Please return exactly the run of lines that begins with the line containing "Give me the" and ends with the line containing "XAxis, YAxis, Legend", pictures excluded.

> **MATERIAL SUPPLIED**:
- - - -

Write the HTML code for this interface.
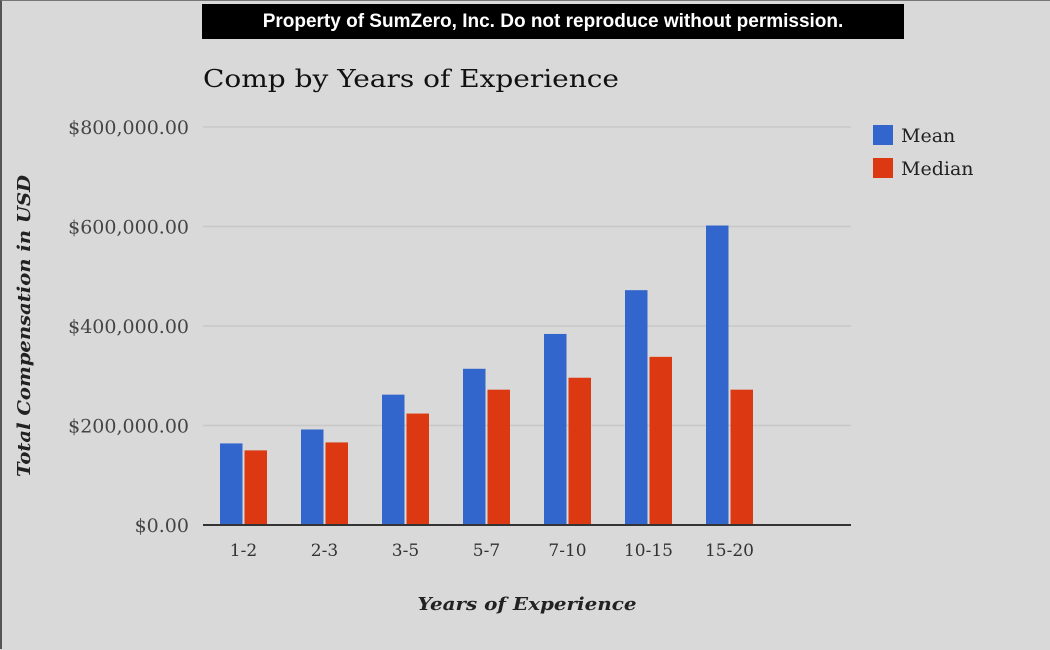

- - - -

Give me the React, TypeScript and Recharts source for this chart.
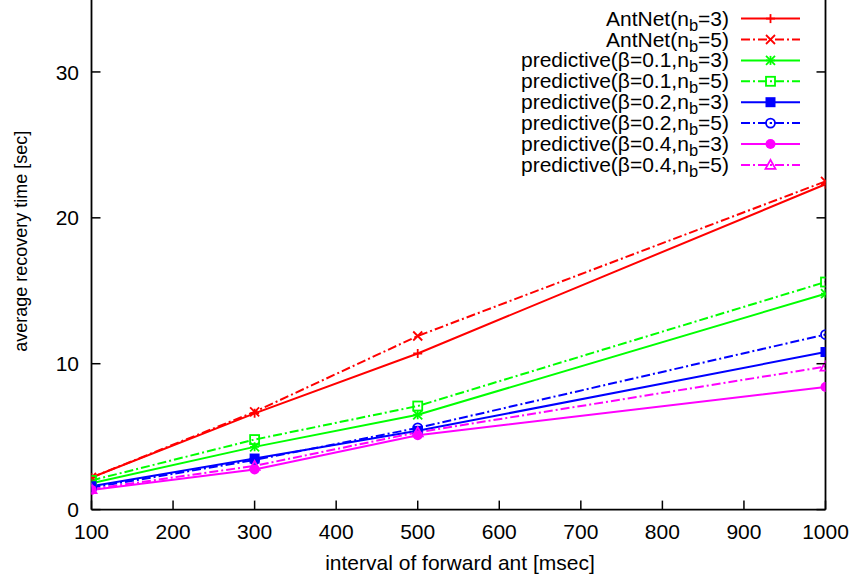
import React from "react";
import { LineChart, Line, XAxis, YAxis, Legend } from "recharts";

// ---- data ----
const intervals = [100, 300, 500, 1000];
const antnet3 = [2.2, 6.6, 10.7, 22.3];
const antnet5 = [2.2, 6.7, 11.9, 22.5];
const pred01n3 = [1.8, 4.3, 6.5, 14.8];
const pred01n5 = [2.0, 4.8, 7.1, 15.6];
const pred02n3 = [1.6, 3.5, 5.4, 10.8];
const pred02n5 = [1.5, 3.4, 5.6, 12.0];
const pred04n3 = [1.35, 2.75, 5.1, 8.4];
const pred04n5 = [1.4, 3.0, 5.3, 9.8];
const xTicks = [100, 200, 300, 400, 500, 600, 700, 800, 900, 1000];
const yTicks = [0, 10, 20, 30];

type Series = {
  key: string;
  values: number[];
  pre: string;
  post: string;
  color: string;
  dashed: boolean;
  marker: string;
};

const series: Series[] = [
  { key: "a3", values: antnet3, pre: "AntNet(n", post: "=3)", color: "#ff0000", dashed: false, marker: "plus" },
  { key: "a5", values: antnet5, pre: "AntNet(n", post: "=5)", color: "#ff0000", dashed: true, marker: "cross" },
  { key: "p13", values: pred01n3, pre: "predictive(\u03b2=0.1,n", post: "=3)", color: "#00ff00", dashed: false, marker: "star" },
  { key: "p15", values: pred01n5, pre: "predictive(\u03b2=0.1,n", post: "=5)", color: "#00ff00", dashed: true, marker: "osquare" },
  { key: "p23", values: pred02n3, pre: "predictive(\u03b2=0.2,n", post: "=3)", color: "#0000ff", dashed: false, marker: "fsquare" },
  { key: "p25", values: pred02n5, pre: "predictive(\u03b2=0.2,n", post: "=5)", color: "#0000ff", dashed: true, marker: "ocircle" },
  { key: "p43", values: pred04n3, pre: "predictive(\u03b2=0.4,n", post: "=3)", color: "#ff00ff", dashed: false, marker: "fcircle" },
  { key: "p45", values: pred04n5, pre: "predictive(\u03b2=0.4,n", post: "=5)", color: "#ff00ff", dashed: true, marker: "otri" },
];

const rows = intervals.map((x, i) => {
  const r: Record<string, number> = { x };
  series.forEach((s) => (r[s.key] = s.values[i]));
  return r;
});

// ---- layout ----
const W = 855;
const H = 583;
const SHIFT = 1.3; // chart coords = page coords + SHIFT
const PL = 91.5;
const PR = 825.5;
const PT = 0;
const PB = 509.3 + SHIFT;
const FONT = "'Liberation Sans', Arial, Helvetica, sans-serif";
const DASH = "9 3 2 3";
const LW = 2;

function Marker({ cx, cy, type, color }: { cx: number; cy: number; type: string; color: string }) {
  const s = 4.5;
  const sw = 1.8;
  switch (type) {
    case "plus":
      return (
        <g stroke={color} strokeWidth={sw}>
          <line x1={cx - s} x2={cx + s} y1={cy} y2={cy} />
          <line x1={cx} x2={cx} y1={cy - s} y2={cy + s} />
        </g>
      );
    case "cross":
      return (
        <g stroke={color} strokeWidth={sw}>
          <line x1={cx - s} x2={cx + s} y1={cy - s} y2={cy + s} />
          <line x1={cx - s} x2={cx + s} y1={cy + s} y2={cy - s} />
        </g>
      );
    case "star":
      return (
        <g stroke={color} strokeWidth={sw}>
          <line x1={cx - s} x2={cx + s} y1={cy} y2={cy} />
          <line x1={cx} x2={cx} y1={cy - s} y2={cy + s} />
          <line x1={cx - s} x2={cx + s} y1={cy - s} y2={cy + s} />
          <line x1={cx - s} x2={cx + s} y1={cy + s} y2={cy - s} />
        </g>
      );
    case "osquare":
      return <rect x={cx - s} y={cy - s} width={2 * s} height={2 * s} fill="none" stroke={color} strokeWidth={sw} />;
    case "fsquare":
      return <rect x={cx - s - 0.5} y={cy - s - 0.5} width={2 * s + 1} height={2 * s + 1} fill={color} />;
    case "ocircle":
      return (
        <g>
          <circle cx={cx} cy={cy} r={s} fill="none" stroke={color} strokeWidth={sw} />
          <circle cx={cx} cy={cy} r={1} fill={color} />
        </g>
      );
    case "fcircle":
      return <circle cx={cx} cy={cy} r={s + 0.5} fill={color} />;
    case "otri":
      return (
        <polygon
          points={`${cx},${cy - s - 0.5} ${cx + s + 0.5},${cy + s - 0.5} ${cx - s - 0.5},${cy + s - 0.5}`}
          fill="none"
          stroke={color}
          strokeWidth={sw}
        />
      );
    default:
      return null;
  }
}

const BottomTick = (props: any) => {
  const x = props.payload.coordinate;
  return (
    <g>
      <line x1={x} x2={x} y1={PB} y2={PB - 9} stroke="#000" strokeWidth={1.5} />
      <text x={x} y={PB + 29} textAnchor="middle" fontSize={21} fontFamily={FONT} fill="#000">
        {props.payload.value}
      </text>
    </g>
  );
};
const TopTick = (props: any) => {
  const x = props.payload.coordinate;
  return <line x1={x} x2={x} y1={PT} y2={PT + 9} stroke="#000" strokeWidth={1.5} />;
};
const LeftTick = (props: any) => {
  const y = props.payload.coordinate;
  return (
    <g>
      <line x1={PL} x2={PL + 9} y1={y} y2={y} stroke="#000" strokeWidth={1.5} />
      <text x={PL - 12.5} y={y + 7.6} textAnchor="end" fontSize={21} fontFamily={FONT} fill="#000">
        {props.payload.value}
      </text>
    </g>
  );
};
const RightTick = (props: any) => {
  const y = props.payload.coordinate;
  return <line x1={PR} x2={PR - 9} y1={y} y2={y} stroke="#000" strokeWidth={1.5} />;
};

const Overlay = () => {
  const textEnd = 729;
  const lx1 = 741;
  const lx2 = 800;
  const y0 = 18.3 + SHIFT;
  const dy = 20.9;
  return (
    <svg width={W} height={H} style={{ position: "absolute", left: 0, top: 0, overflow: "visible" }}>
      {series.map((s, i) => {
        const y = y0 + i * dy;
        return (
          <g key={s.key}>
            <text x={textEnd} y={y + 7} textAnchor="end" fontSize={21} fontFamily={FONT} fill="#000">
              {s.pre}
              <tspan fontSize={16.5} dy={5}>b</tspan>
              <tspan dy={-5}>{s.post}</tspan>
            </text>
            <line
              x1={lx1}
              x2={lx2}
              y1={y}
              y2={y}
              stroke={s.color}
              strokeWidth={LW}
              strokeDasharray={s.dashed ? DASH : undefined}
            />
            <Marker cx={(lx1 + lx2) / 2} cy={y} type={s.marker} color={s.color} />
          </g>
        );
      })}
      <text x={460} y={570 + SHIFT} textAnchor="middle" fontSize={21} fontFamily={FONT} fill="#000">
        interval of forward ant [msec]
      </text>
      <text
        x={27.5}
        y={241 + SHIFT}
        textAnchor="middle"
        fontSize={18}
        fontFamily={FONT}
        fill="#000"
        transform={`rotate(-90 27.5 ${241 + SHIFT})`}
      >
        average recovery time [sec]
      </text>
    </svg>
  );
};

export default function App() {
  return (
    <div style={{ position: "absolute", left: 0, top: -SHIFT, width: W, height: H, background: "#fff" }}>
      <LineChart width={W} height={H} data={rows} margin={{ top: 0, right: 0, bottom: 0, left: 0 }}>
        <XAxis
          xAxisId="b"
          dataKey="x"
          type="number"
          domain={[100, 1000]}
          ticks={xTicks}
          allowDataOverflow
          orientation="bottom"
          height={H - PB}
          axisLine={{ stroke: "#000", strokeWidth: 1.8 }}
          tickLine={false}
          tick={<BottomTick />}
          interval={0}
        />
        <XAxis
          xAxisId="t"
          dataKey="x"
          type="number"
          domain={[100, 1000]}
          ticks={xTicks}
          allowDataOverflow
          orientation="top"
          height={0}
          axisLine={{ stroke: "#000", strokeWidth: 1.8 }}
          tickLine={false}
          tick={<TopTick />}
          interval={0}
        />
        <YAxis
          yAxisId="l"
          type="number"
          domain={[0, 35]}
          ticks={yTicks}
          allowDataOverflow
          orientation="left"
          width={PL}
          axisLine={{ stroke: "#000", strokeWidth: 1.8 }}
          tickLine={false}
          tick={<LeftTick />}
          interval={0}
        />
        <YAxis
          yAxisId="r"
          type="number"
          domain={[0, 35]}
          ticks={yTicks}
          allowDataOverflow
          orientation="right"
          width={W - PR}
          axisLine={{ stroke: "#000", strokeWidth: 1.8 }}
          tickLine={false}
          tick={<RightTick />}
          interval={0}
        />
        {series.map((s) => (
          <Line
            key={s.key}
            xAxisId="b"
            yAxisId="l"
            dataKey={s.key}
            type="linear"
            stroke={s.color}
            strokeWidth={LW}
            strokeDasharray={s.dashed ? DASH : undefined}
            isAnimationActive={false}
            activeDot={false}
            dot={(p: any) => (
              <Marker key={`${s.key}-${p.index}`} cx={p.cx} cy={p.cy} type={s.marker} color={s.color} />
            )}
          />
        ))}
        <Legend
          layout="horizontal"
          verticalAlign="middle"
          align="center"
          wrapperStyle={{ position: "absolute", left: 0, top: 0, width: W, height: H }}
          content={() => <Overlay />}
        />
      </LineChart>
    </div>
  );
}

- - - -

> **COMPLETE ANSWER**:
Give me the React, TypeScript and Recharts source for this chart.
import React from "react";
import { LineChart, Line, XAxis, YAxis, Legend } from "recharts";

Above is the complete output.